An experienced big data architect or reseller can assist with a design strategy that takes into consideration the SMB’s current enterprise infrastructure and big data storage needs. The goal is to design an infrastructure that doesn’t box you into a corner, that delivers big data ROI, and that lays the groundwork for future projects and big data growth.
Expanding Options With Object Storage
SMBs are going to have various types of data storage systems to handle business computing and backup. A big data storage strategy has to be able to eliminate the barriers between data silos in order to access these data storage pools for big data analysis. Let’s consider some of the most common types of data storage:
- Direct-attached storage (DAS) – Data storage attached directly to a PC or server, usually using a USB peripheral port.
- Network-attached storage (NAS) – A storage device connected directly to the network. Like a file server, it accepts multiple storage drivers using RAID for redundancy.
- Online storage – Cloud services for data storage. Note that there are cloud data pools for active data storage, and there are cloud storage services specifically designed for archiving cold data, which present their own issues for big data access.
- Private cloud – A proprietary implementation of cloud data storage that offers the same flexibility as cloud services but without having to leave sensitive data in the hands of third-party cloud vendors.

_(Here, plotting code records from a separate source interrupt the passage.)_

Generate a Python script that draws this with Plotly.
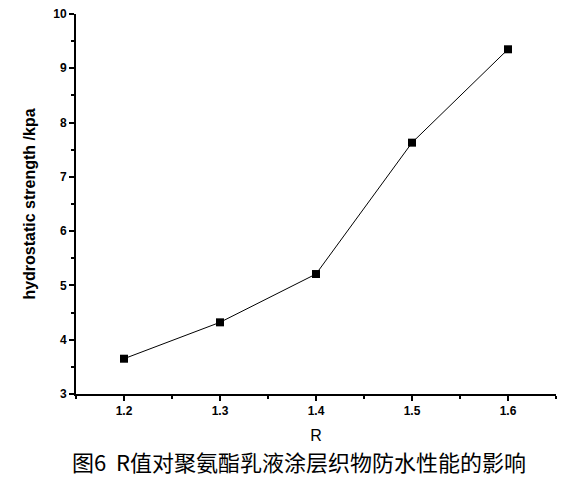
import plotly.graph_objects as go

# R values and hydrostatic strength readings
r_values = [1.2, 1.3, 1.4, 1.5, 1.6]
strength_kpa = [3.65, 4.32, 5.21, 7.63, 9.35]

x_ticks = [1.2, 1.3, 1.4, 1.5, 1.6]
y_ticks = [3, 4, 5, 6, 7, 8, 9, 10]

caption = "图6  R值对聚氨酯乳液涂层织物防水性能的影响"

fig = go.Figure()

fig.add_trace(go.Scatter(
    x=r_values, y=strength_kpa, mode="lines+markers",
    line=dict(color="black", width=1),
    marker=dict(symbol="square", size=8, color="black"),
    showlegend=False,
))

axis_font = dict(family="Liberation Sans, Arial", size=12, color="black", weight="bold")

fig.update_xaxes(
    range=[1.15, 1.65], tickvals=x_ticks, ticktext=[str(v) for v in x_ticks],
    showline=True, linecolor="black", linewidth=2, mirror=False,
    ticks="outside", ticklen=5, tickwidth=1.5, tickcolor="black",
    minor=dict(dtick=0.05, tick0=1.15, ticks="outside", ticklen=3, tickcolor="black"),
    showgrid=False, zeroline=False, tickfont=axis_font, automargin=False,
    title=dict(text="R", font=dict(family="Liberation Sans, Arial", size=16, color="black"), standoff=12),
)
fig.update_yaxes(
    range=[3, 10], tickvals=y_ticks,
    showline=True, linecolor="black", linewidth=2, mirror=False,
    ticks="outside", ticklen=5, tickwidth=1.5, tickcolor="black",
    minor=dict(dtick=0.5, ticks="outside", ticklen=3, tickcolor="black"),
    showgrid=False, zeroline=False, tickfont=axis_font, automargin=False,
    ticklabeloverflow="allow",
    title=dict(text="<b>hydrostatic strength /kpa</b>", font=dict(family="Liberation Sans, Arial", size=16, color="black"), standoff=14),
)

fig.add_annotation(
    text=caption, xref="paper", yref="paper", x=0.465, y=-0.13,
    xanchor="center", yanchor="top", showarrow=False,
    font=dict(family="Noto Sans CJK SC", size=22, color="black"),
)

# page body has an 8px margin, so the figure is drawn a bit smaller than the window
fig.update_layout(
    width=580, height=476,
    margin=dict(l=68, r=32, t=6, b=90, autoexpand=False),
    plot_bgcolor="white", paper_bgcolor="white",
)

fig.write_html("out.html")
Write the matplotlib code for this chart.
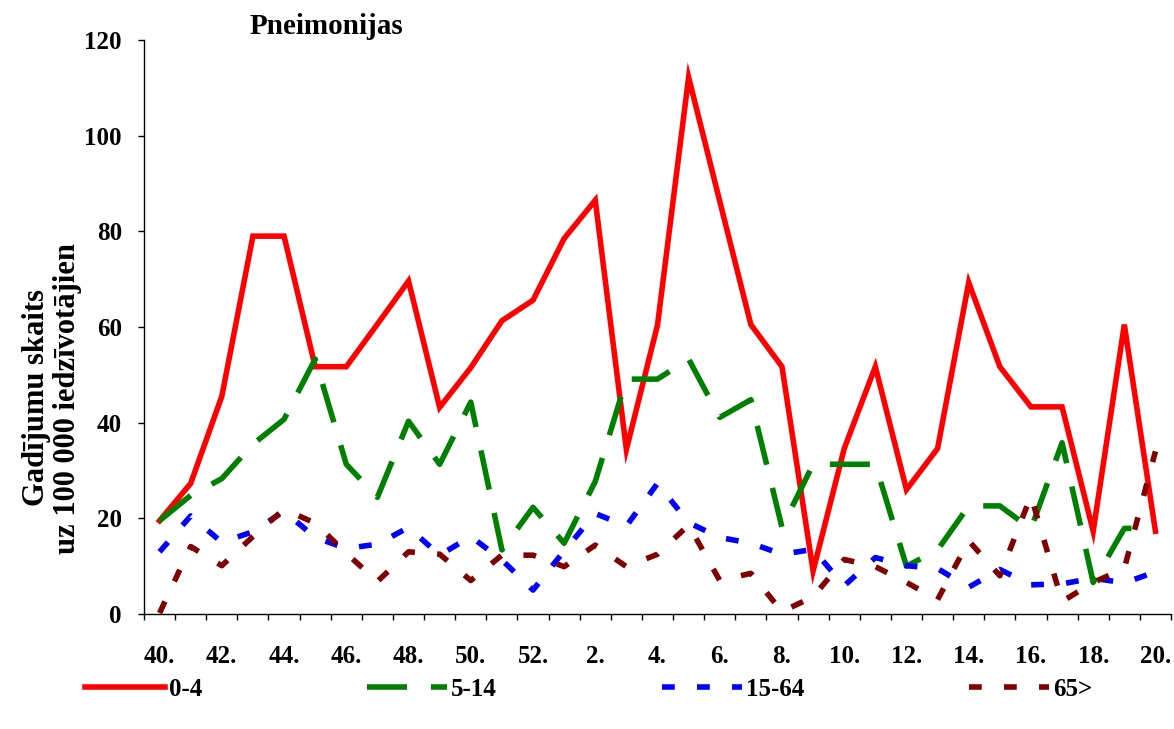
import matplotlib
matplotlib.use("Agg")
import matplotlib.pyplot as plt
import numpy as np

weeks = [40, 41, 42, 43, 44, 45, 46, 47, 48, 49, 50, 51, 52,
         1, 2, 3, 4, 5, 6, 7, 8, 9, 10, 11, 12, 13, 14, 15, 16, 17, 18, 19, 20]

s_0_4 = [19.5, 27.3, 45.5, 79.0, 79.0, 51.7, 51.7, 60.6, 69.6, 43.2, 51.5, 61.3, 65.6,
         78.5, 86.5, 34.4, 60.4, 112.2, 86.3, 60.5, 51.7, 9.0, 34.6, 51.7, 26.0, 34.6,
         69.3, 51.7, 43.3, 43.3, 17.3, 60.5, 17.3]
s_5_14 = [19.5, 24.8, 28.3, 35.5, 40.7, 53.3, 31.3, 24.4, 40.3, 31.3, 44.3, 13.4, 22.3,
          14.8, 27.7, 49.1, 49.1, 53.3, 41.1, 44.8, 18.1, 31.3, 31.3, 31.3, 10.0, 13.4,
          22.6, 22.6, 17.8, 35.8, 6.6, 17.9, 17.9]
s_15_64 = [13.0, 20.5, 15.0, 17.2, 21.5, 16.0, 13.7, 14.6, 18.1, 12.3, 16.2, 11.3, 5.0,
           13.2, 21.0, 18.4, 27.3, 19.1, 16.0, 14.8, 12.5, 13.5, 5.9, 11.8, 10.1, 9.5,
           5.6, 9.3, 6.1, 6.3, 7.5, 6.5, 8.8]
s_65 = [0.2, 14.1, 10.1, 16.2, 21.9, 19.0, 12.7, 6.8, 13.0, 12.5, 7.0, 12.3, 12.3,
        9.9, 14.4, 9.9, 12.5, 18.6, 7.0, 8.5, 0.5, 3.6, 11.4, 9.9, 6.6, 3.0, 15.3,
        8.0, 24.7, 2.6, 6.6, 9.5, 34.0]

series_labels = ["0-4", "5-14", "15-64", "65>"]
colors = ["#FF0000", "#008000", "#0000FF", "#800000"]
title = "Pneimonijas"
ylabel = "Gadījumu skaits\nuz 100 000 iedzīvotājien"
yticks = [0, 20, 40, 60, 80, 100, 120]

plt.rcParams['font.family'] = ['Liberation Serif', 'DejaVu Serif']
plt.rcParams['font.weight'] = 'bold'

fig = plt.figure(figsize=(11.74, 7.29), dpi=100)
ax = fig.add_axes([144/1174, 1-614/729, 1027/1174, 574/729])

x = np.arange(len(weeks))
lw = 4.0
styles = [dict(linestyle='-'),
          dict(dashes=(7.2, 4.3)),
          dict(dashes=(2.3, 4.0)),
          dict(dashes=(2.3, 4.0))]
for data, lab, col, st in zip([s_0_4, s_5_14, s_15_64, s_65], series_labels, colors, styles):
    ax.plot(x, data, color=col, lw=lw, label=lab, clip_on=False,
            solid_joinstyle='miter', dash_capstyle='butt', **st)

ax.set_xlim(-0.5, len(weeks) - 0.5)
ax.set_ylim(0, 120)
ax.set_yticks(yticks)
ax.set_yticklabels([str(v) for v in yticks])

# major ticks at category boundaries, labels at category centers (every second)
ax.set_xticks(np.arange(-0.5, len(weeks), 1.0))
ax.set_xticklabels([])
lab_pos = x[::2]
ax.set_xticks(lab_pos, minor=True)
ax.set_xticklabels([f"{weeks[i]}." for i in lab_pos], minor=True)
ax.tick_params(axis='x', which='major', direction='out', length=4, width=1, color='black')
ax.tick_params(axis='x', which='minor', length=0, pad=22, labelsize=18)
ax.tick_params(axis='y', direction='out', length=4, width=1, pad=12, labelsize=18)

for sp in ['top', 'right']:
    ax.spines[sp].set_visible(False)
for sp in ['left', 'bottom']:
    ax.spines[sp].set_linewidth(1.0)
    ax.spines[sp].set_color('black')

fig.text(326/1174, 1-27/729, title, ha='center', va='center', fontsize=21, fontweight='bold')
fig.text(52/1174, 1-398/729, ylabel, ha='center', va='center', rotation=90,
         fontsize=22, fontweight='bold', multialignment='center', linespacing=1.05)

handles, labels = ax.get_legend_handles_labels()
fig.legend(handles, labels, loc='center left', bbox_to_anchor=(85/1174, 1-689/729),
           ncol=4, frameon=False, fontsize=18, handlelength=3.2, handletextpad=0.15,
           columnspacing=6.6, borderpad=0, borderaxespad=0)

fig.savefig("out.png", dpi=100)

Private cloud services have become more affordable and are now within economic reach of many SMBs.
All of these data storage options can be included as part of SMB big data storage, which means you need to apply the right technology in order to provide data access across all platforms for analytics.
Object data storage is increasingly being adopted for big data storage strategies. Rather than moving huge blocks of data around the network, object-based storage uses extended metadata to abstract the storage files. That way, analytics software can gather stored data without having to physically move the data files or know where the data is stored. Object-based storage is especially valuable for cloud computing, since it allows source files to be stored almost anywhere.
Ultimately, the goal of big data is to yield meaningful analytics, not to store more data. Using object storage, the data can reside anywhere, either on premise or in the cloud, and big data software can access the file, examine it, and release it using node-centralized storage rather than vast data pools.
Choosing the right data sources for big data analytics for SMBs is really a matter of closely defining the big data objectives. With a well-defined use case, you can determine the best combination of data storage solutions, blending existing servers and storage arrays with cloud storage. Then, by designing the right kind of analytics using tools such as object-based storage, SMBs can optimize their big data investment without spending a fortune to build their own data lake.
The reseller has a critical role in helping SMBs make the leap to big data. Resellers should use a small pilot project to show customers the potential returns from big data. Once they have their SMB customers hooked on the results, they will come back for more, and the big data infrastructure, including data storage, will expand to meet their growing big data needs.